DESCRIPTION OF THE TASK:
Write out the listing below again, precisely as it is given.

╔══

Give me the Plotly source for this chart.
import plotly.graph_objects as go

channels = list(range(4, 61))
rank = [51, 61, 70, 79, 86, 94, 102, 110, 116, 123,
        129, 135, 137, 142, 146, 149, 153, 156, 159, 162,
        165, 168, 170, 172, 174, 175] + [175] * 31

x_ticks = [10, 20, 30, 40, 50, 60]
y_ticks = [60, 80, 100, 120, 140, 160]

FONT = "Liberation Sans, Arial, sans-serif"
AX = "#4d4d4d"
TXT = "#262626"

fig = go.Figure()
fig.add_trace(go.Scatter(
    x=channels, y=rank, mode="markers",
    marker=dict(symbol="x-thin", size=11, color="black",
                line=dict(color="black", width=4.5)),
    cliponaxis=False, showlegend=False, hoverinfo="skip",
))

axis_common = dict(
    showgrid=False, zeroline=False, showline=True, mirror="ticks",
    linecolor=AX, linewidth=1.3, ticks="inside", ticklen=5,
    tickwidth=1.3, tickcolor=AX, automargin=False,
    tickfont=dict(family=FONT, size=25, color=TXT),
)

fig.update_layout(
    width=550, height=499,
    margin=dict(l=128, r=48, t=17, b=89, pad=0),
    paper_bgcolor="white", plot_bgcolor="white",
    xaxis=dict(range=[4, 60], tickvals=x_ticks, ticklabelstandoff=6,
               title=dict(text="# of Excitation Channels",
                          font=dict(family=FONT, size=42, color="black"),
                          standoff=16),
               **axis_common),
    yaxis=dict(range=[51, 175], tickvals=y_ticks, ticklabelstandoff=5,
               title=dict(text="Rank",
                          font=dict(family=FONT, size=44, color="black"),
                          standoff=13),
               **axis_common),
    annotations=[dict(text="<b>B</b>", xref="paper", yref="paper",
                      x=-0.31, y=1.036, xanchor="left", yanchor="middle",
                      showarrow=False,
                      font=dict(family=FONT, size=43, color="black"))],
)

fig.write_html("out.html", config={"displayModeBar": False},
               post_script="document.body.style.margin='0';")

╚══

SOLVED EXERCISE:
Give me the Plotly source for this chart.
import plotly.graph_objects as go

channels = list(range(4, 61))
rank = [51, 61, 70, 79, 86, 94, 102, 110, 116, 123,
        129, 135, 137, 142, 146, 149, 153, 156, 159, 162,
        165, 168, 170, 172, 174, 175] + [175] * 31

x_ticks = [10, 20, 30, 40, 50, 60]
y_ticks = [60, 80, 100, 120, 140, 160]

FONT = "Liberation Sans, Arial, sans-serif"
AX = "#4d4d4d"
TXT = "#262626"

fig = go.Figure()
fig.add_trace(go.Scatter(
    x=channels, y=rank, mode="markers",
    marker=dict(symbol="x-thin", size=11, color="black",
                line=dict(color="black", width=4.5)),
    cliponaxis=False, showlegend=False, hoverinfo="skip",
))

axis_common = dict(
    showgrid=False, zeroline=False, showline=True, mirror="ticks",
    linecolor=AX, linewidth=1.3, ticks="inside", ticklen=5,
    tickwidth=1.3, tickcolor=AX, automargin=False,
    tickfont=dict(family=FONT, size=25, color=TXT),
)

fig.update_layout(
    width=550, height=499,
    margin=dict(l=128, r=48, t=17, b=89, pad=0),
    paper_bgcolor="white", plot_bgcolor="white",
    xaxis=dict(range=[4, 60], tickvals=x_ticks, ticklabelstandoff=6,
               title=dict(text="# of Excitation Channels",
                          font=dict(family=FONT, size=42, color="black"),
                          standoff=16),
               **axis_common),
    yaxis=dict(range=[51, 175], tickvals=y_ticks, ticklabelstandoff=5,
               title=dict(text="Rank",
                          font=dict(family=FONT, size=44, color="black"),
                          standoff=13),
               **axis_common),
    annotations=[dict(text="<b>B</b>", xref="paper", yref="paper",
                      x=-0.31, y=1.036, xanchor="left", yanchor="middle",
                      showarrow=False,
                      font=dict(family=FONT, size=43, color="black"))],
)

fig.write_html("out.html", config={"displayModeBar": False},
               post_script="document.body.style.margin='0';")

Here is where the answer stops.